- **Material provided**:

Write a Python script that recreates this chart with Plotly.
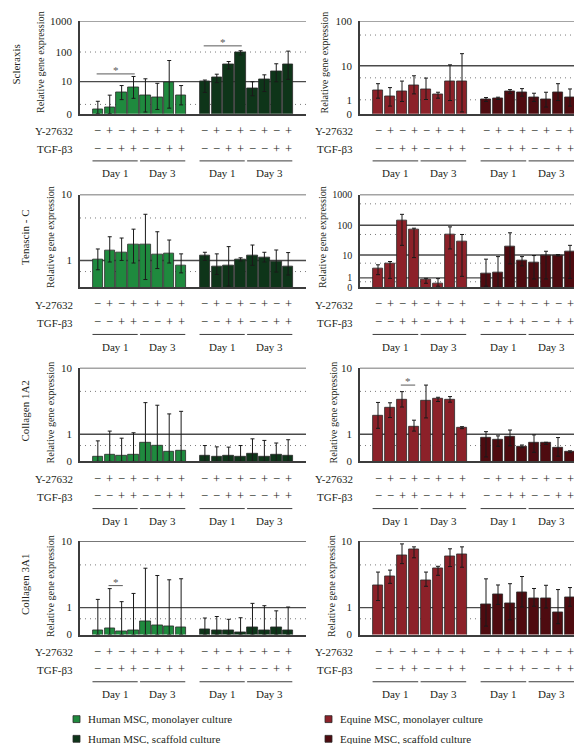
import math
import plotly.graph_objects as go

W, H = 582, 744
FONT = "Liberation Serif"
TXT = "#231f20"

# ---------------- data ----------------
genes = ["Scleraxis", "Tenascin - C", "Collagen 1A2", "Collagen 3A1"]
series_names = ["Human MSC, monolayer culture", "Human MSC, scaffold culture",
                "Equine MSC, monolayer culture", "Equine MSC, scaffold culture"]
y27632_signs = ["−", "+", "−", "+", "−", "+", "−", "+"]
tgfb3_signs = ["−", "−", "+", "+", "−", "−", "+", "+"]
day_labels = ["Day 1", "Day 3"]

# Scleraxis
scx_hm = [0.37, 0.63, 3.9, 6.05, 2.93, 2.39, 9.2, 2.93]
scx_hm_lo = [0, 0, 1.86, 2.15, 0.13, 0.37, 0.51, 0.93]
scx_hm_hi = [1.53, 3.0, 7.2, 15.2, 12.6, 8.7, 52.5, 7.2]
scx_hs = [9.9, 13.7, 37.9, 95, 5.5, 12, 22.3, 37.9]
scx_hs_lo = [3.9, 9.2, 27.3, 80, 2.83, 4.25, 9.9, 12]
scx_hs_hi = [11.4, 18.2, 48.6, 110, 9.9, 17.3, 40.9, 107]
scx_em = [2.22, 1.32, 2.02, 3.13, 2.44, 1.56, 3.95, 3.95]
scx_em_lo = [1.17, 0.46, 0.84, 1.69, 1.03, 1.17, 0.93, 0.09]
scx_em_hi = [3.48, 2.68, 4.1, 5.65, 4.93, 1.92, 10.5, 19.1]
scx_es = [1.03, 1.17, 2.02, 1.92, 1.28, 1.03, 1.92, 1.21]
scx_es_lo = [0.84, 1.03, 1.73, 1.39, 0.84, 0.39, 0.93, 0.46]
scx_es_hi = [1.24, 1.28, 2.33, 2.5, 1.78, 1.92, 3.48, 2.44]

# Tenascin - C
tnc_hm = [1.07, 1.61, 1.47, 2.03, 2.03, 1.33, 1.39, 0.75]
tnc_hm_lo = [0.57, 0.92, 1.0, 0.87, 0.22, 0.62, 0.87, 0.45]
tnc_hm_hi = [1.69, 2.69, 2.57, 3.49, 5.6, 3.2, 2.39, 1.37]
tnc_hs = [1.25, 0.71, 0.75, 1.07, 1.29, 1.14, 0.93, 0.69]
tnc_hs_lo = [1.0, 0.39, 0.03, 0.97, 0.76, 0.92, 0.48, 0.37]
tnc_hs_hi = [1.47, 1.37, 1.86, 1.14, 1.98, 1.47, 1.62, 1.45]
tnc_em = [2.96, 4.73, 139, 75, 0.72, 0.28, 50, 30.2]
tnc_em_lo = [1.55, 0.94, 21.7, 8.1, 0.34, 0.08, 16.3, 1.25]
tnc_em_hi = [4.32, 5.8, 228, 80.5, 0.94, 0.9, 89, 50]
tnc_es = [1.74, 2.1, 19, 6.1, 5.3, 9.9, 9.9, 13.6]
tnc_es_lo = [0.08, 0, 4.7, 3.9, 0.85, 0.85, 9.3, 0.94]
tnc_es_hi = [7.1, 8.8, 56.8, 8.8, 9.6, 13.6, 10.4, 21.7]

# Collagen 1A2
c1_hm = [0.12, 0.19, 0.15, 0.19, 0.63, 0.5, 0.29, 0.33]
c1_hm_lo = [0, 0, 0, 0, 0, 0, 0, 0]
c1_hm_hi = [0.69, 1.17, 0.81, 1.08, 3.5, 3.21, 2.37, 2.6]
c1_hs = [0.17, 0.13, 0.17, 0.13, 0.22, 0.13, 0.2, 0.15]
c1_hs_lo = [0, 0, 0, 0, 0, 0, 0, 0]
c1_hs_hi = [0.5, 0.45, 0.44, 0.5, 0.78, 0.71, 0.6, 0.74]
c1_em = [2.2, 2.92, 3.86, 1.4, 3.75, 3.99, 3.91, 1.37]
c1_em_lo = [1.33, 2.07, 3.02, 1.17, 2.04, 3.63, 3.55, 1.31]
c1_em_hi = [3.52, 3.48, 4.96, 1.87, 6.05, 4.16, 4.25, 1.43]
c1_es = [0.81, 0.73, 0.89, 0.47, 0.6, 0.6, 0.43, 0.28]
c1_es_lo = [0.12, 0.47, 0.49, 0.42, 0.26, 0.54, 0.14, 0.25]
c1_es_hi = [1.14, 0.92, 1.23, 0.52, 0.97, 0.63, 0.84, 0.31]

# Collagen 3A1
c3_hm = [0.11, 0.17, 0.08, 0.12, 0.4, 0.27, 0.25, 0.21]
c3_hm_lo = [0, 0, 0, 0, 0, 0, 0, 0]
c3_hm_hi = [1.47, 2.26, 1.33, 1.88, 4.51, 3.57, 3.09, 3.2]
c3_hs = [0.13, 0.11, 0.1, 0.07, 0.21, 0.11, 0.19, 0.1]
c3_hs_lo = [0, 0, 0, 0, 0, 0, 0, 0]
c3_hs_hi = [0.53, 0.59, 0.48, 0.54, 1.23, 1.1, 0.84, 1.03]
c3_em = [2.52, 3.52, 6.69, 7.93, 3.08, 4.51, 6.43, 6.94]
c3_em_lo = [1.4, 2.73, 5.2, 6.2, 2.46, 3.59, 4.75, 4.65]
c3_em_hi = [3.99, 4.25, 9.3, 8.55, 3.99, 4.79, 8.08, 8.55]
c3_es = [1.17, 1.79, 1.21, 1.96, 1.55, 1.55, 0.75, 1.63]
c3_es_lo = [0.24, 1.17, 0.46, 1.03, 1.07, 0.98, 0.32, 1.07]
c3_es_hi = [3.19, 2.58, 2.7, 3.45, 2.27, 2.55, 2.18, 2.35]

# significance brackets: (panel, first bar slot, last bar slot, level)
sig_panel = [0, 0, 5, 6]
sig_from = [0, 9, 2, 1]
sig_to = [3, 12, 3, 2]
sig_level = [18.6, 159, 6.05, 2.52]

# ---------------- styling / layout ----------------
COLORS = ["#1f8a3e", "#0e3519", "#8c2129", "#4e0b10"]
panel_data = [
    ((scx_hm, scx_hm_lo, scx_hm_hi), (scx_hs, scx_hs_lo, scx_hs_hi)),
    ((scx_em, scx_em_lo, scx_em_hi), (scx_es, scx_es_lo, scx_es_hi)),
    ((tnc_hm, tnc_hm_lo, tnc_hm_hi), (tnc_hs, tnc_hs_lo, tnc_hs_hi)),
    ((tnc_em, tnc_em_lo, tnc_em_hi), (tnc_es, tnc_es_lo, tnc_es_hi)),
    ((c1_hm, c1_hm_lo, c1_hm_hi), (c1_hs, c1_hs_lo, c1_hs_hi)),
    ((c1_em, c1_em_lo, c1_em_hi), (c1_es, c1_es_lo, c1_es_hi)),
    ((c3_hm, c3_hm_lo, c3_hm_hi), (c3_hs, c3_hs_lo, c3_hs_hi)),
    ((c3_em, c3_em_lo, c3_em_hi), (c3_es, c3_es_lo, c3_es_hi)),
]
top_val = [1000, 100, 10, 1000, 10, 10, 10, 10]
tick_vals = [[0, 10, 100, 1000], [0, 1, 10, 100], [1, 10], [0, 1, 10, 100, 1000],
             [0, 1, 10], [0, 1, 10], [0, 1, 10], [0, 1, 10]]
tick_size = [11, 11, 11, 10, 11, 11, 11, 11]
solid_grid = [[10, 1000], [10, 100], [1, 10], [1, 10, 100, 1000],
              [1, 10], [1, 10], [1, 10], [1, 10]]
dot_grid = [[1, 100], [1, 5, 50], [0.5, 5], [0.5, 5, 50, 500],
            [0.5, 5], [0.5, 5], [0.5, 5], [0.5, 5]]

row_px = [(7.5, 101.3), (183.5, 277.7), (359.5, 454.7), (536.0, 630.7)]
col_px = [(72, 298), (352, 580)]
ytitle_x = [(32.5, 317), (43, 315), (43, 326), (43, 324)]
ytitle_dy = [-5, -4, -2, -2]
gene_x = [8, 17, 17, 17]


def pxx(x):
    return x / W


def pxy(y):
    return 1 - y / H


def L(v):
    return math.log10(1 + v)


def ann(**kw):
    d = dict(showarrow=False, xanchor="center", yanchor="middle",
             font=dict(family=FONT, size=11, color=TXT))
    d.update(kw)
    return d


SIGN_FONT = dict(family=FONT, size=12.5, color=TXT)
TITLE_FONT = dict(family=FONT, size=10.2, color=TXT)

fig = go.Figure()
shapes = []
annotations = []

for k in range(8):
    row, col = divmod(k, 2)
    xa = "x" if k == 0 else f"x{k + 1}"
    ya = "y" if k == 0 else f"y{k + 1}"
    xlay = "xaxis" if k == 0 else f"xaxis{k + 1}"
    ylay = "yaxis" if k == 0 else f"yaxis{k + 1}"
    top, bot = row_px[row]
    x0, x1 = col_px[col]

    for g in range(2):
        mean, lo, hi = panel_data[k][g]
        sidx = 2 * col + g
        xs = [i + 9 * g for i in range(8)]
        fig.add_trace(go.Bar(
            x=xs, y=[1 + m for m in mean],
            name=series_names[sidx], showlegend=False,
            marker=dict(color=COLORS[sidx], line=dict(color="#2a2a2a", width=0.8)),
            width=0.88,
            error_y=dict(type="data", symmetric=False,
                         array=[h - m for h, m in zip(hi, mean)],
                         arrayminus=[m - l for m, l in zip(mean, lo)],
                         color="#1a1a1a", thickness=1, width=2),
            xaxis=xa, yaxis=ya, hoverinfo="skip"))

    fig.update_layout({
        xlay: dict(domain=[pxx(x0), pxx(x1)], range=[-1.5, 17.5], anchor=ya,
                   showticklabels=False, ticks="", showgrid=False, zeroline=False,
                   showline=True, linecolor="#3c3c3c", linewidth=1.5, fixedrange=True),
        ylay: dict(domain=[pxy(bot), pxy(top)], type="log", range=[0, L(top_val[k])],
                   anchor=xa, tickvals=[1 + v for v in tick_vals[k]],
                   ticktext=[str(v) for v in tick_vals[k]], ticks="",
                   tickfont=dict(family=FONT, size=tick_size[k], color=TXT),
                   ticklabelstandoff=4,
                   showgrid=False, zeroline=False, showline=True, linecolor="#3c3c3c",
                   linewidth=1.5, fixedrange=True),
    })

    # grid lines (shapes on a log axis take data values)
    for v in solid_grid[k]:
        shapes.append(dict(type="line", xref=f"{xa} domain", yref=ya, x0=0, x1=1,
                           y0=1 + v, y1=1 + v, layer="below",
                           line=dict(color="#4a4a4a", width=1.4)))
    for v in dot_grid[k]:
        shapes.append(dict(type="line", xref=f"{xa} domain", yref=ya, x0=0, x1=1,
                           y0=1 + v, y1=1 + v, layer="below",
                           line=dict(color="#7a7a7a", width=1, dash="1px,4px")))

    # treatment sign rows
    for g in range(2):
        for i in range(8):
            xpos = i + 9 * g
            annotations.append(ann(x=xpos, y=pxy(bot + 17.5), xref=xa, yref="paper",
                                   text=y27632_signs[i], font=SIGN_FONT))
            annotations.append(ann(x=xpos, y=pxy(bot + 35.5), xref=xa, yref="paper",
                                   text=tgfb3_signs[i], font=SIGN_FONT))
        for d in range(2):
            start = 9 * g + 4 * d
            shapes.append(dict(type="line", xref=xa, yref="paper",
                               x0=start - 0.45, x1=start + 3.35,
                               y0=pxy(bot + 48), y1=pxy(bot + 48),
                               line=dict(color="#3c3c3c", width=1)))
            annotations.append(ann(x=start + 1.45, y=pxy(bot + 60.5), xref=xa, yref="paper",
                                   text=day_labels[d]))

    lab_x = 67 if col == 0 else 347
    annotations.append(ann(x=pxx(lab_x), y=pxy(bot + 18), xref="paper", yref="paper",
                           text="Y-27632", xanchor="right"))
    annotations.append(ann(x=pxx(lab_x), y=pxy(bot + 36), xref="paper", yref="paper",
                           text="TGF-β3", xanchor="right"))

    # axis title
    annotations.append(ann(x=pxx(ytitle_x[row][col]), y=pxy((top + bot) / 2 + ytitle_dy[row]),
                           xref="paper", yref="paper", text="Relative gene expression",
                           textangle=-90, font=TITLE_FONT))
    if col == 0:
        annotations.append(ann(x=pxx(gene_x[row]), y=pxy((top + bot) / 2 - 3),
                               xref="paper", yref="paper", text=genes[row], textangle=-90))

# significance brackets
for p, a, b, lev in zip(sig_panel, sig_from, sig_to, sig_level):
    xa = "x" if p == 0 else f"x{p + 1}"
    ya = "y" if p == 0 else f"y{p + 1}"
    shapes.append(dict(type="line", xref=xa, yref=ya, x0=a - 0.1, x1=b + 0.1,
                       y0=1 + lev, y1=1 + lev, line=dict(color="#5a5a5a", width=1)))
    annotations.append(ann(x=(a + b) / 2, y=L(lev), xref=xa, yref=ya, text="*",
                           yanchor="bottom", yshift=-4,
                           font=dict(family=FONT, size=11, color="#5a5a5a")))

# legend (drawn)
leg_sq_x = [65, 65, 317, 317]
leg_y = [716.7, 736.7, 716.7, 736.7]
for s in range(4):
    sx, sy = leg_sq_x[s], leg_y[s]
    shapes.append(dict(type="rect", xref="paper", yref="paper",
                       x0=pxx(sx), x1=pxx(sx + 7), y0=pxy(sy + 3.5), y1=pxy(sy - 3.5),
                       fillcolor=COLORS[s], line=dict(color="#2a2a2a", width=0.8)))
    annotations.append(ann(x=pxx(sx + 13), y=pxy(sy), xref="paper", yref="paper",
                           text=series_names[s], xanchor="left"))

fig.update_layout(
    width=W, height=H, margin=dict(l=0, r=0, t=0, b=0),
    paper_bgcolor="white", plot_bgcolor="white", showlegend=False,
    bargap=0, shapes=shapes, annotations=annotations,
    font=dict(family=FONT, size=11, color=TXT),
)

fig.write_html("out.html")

- **Exercise prompt**: Everything from the first line of the listing above through the line that contains "scx_es_hi = [1.24, 1.28, 2.33, 2.5, 1.78, 1.92, 3.48, 2.44]" is to be restated word for word, minus the pictures.

- **Answer to the task**:
Write a Python script that recreates this chart with Plotly.
import math
import plotly.graph_objects as go

W, H = 582, 744
FONT = "Liberation Serif"
TXT = "#231f20"

# ---------------- data ----------------
genes = ["Scleraxis", "Tenascin - C", "Collagen 1A2", "Collagen 3A1"]
series_names = ["Human MSC, monolayer culture", "Human MSC, scaffold culture",
                "Equine MSC, monolayer culture", "Equine MSC, scaffold culture"]
y27632_signs = ["−", "+", "−", "+", "−", "+", "−", "+"]
tgfb3_signs = ["−", "−", "+", "+", "−", "−", "+", "+"]
day_labels = ["Day 1", "Day 3"]

# Scleraxis
scx_hm = [0.37, 0.63, 3.9, 6.05, 2.93, 2.39, 9.2, 2.93]
scx_hm_lo = [0, 0, 1.86, 2.15, 0.13, 0.37, 0.51, 0.93]
scx_hm_hi = [1.53, 3.0, 7.2, 15.2, 12.6, 8.7, 52.5, 7.2]
scx_hs = [9.9, 13.7, 37.9, 95, 5.5, 12, 22.3, 37.9]
scx_hs_lo = [3.9, 9.2, 27.3, 80, 2.83, 4.25, 9.9, 12]
scx_hs_hi = [11.4, 18.2, 48.6, 110, 9.9, 17.3, 40.9, 107]
scx_em = [2.22, 1.32, 2.02, 3.13, 2.44, 1.56, 3.95, 3.95]
scx_em_lo = [1.17, 0.46, 0.84, 1.69, 1.03, 1.17, 0.93, 0.09]
scx_em_hi = [3.48, 2.68, 4.1, 5.65, 4.93, 1.92, 10.5, 19.1]
scx_es = [1.03, 1.17, 2.02, 1.92, 1.28, 1.03, 1.92, 1.21]
scx_es_lo = [0.84, 1.03, 1.73, 1.39, 0.84, 0.39, 0.93, 0.46]
scx_es_hi = [1.24, 1.28, 2.33, 2.5, 1.78, 1.92, 3.48, 2.44]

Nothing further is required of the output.